Below is some material; set it all down exactly, apart from the pictures.

#### Dataset section:
......

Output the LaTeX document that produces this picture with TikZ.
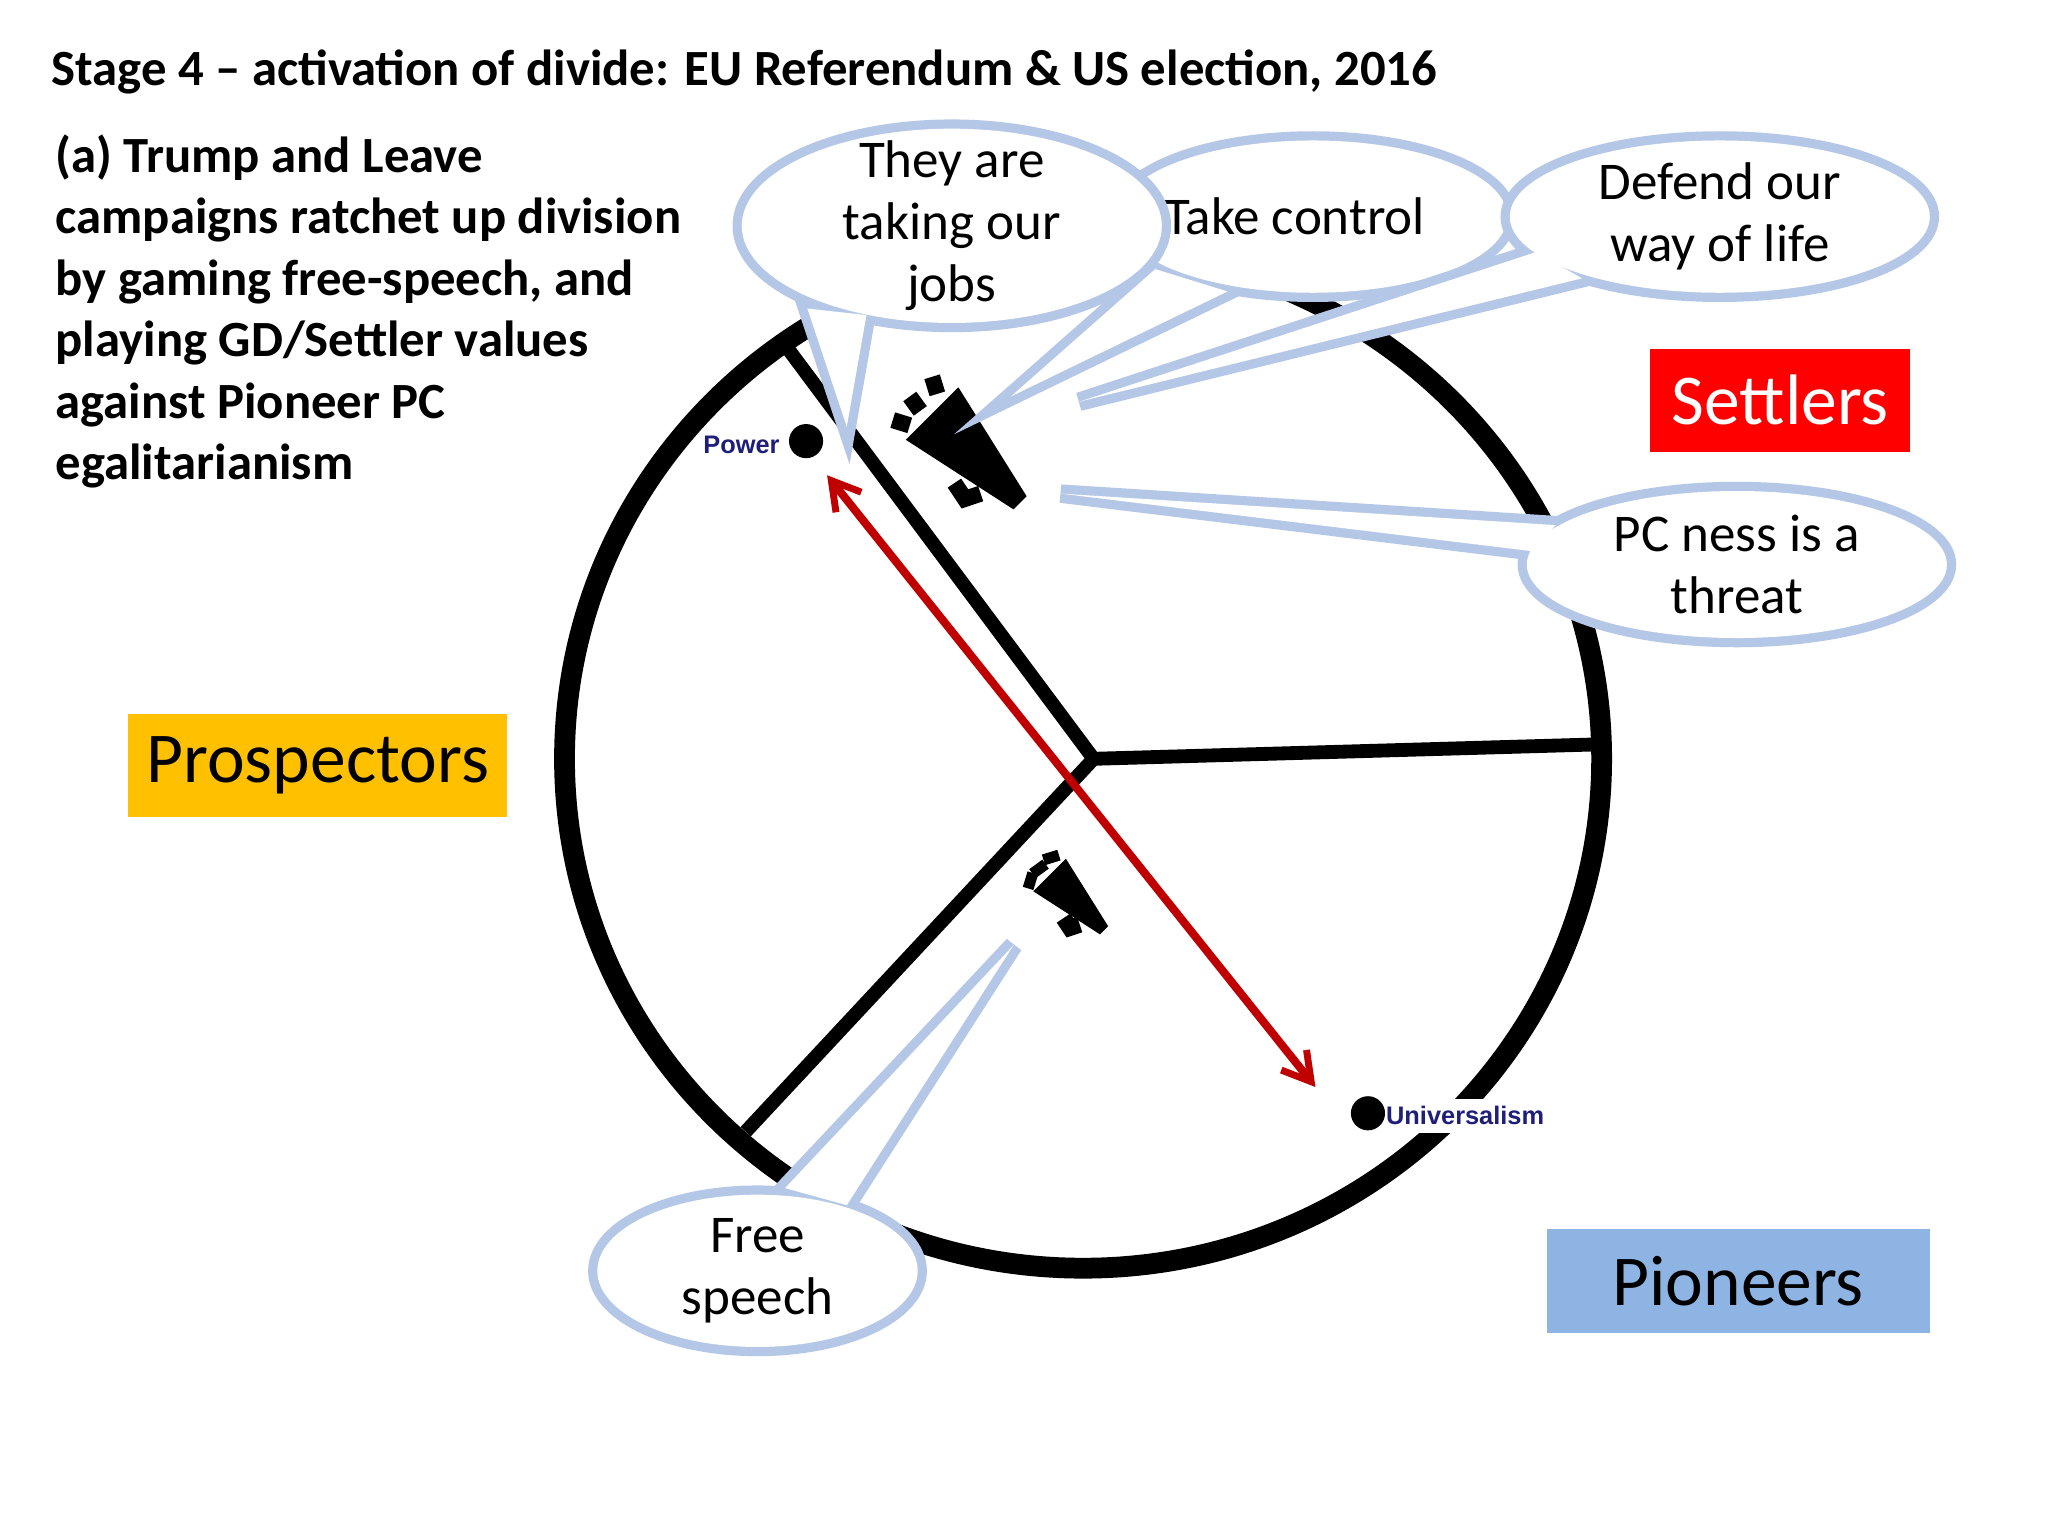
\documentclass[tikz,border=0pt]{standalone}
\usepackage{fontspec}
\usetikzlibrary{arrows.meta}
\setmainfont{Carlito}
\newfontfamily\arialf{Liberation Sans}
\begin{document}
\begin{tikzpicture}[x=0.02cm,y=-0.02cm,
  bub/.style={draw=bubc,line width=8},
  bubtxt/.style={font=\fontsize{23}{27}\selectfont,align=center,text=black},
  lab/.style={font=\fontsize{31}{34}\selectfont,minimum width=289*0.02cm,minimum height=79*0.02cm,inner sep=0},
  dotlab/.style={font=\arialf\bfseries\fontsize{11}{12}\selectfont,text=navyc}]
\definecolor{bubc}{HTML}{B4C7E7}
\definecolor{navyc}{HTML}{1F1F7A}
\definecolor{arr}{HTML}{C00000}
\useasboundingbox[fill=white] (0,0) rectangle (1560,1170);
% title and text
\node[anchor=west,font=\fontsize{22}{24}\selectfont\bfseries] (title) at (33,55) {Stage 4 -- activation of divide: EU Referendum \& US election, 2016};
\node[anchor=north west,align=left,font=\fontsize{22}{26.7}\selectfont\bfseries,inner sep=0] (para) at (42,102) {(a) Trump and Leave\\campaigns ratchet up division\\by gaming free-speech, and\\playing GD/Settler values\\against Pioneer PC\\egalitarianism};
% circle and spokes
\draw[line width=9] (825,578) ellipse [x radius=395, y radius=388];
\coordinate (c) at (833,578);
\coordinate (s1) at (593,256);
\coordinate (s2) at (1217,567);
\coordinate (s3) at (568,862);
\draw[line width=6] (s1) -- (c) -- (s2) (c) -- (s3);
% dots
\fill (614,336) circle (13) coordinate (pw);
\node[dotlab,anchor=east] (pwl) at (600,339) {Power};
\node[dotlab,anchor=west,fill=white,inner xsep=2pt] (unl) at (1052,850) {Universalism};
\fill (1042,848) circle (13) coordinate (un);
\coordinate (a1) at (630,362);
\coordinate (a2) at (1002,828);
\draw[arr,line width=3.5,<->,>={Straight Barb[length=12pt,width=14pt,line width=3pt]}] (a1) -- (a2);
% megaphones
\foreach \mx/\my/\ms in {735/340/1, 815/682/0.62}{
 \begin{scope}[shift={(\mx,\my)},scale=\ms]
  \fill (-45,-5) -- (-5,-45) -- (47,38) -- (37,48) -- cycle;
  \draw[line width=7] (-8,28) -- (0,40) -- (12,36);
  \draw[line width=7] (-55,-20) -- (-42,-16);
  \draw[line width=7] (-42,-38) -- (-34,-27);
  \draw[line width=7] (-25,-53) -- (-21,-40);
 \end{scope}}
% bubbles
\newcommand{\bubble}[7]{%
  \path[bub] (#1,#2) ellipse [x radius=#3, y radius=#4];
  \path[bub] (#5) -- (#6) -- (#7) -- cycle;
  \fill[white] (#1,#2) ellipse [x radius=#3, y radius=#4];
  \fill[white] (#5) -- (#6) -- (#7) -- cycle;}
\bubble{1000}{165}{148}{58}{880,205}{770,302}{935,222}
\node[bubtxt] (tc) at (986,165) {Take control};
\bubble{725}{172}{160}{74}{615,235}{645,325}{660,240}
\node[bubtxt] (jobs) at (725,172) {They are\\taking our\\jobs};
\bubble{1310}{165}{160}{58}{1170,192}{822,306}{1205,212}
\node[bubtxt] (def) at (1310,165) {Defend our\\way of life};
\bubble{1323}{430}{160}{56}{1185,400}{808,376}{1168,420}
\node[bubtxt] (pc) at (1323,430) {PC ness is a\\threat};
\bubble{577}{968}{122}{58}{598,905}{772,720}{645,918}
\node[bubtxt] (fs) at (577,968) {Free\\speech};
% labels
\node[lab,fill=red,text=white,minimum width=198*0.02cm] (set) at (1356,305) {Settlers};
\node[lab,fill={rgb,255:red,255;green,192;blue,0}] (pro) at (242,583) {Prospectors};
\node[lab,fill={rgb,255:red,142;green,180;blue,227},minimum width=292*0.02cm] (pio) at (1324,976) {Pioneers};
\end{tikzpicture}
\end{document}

......

#### Answer for the task:
Output the LaTeX document that produces this picture with TikZ.
\documentclass[tikz,border=0pt]{standalone}
\usepackage{fontspec}
\usetikzlibrary{arrows.meta}
\setmainfont{Carlito}
\newfontfamily\arialf{Liberation Sans}
\begin{document}
\begin{tikzpicture}[x=0.02cm,y=-0.02cm,
  bub/.style={draw=bubc,line width=8},
  bubtxt/.style={font=\fontsize{23}{27}\selectfont,align=center,text=black},
  lab/.style={font=\fontsize{31}{34}\selectfont,minimum width=289*0.02cm,minimum height=79*0.02cm,inner sep=0},
  dotlab/.style={font=\arialf\bfseries\fontsize{11}{12}\selectfont,text=navyc}]
\definecolor{bubc}{HTML}{B4C7E7}
\definecolor{navyc}{HTML}{1F1F7A}
\definecolor{arr}{HTML}{C00000}
\useasboundingbox[fill=white] (0,0) rectangle (1560,1170);
% title and text
\node[anchor=west,font=\fontsize{22}{24}\selectfont\bfseries] (title) at (33,55) {Stage 4 -- activation of divide: EU Referendum \& US election, 2016};
\node[anchor=north west,align=left,font=\fontsize{22}{26.7}\selectfont\bfseries,inner sep=0] (para) at (42,102) {(a) Trump and Leave\\campaigns ratchet up division\\by gaming free-speech, and\\playing GD/Settler values\\against Pioneer PC\\egalitarianism};
% circle and spokes
\draw[line width=9] (825,578) ellipse [x radius=395, y radius=388];
\coordinate (c) at (833,578);
\coordinate (s1) at (593,256);
\coordinate (s2) at (1217,567);
\coordinate (s3) at (568,862);
\draw[line width=6] (s1) -- (c) -- (s2) (c) -- (s3);
% dots
\fill (614,336) circle (13) coordinate (pw);
\node[dotlab,anchor=east] (pwl) at (600,339) {Power};
\node[dotlab,anchor=west,fill=white,inner xsep=2pt] (unl) at (1052,850) {Universalism};
\fill (1042,848) circle (13) coordinate (un);
\coordinate (a1) at (630,362);
\coordinate (a2) at (1002,828);
\draw[arr,line width=3.5,<->,>={Straight Barb[length=12pt,width=14pt,line width=3pt]}] (a1) -- (a2);
% megaphones
\foreach \mx/\my/\ms in {735/340/1, 815/682/0.62}{
 \begin{scope}[shift={(\mx,\my)},scale=\ms]
  \fill (-45,-5) -- (-5,-45) -- (47,38) -- (37,48) -- cycle;
  \draw[line width=7] (-8,28) -- (0,40) -- (12,36);
  \draw[line width=7] (-55,-20) -- (-42,-16);
  \draw[line width=7] (-42,-38) -- (-34,-27);
  \draw[line width=7] (-25,-53) -- (-21,-40);
 \end{scope}}
% bubbles
\newcommand{\bubble}[7]{%
  \path[bub] (#1,#2) ellipse [x radius=#3, y radius=#4];
  \path[bub] (#5) -- (#6) -- (#7) -- cycle;
  \fill[white] (#1,#2) ellipse [x radius=#3, y radius=#4];
  \fill[white] (#5) -- (#6) -- (#7) -- cycle;}
\bubble{1000}{165}{148}{58}{880,205}{770,302}{935,222}
\node[bubtxt] (tc) at (986,165) {Take control};
\bubble{725}{172}{160}{74}{615,235}{645,325}{660,240}
\node[bubtxt] (jobs) at (725,172) {They are\\taking our\\jobs};
\bubble{1310}{165}{160}{58}{1170,192}{822,306}{1205,212}
\node[bubtxt] (def) at (1310,165) {Defend our\\way of life};
\bubble{1323}{430}{160}{56}{1185,400}{808,376}{1168,420}
\node[bubtxt] (pc) at (1323,430) {PC ness is a\\threat};
\bubble{577}{968}{122}{58}{598,905}{772,720}{645,918}
\node[bubtxt] (fs) at (577,968) {Free\\speech};
% labels
\node[lab,fill=red,text=white,minimum width=198*0.02cm] (set) at (1356,305) {Settlers};
\node[lab,fill={rgb,255:red,255;green,192;blue,0}] (pro) at (242,583) {Prospectors};
\node[lab,fill={rgb,255:red,142;green,180;blue,227},minimum width=292*0.02cm] (pio) at (1324,976) {Pioneers};
\end{tikzpicture}
\end{document}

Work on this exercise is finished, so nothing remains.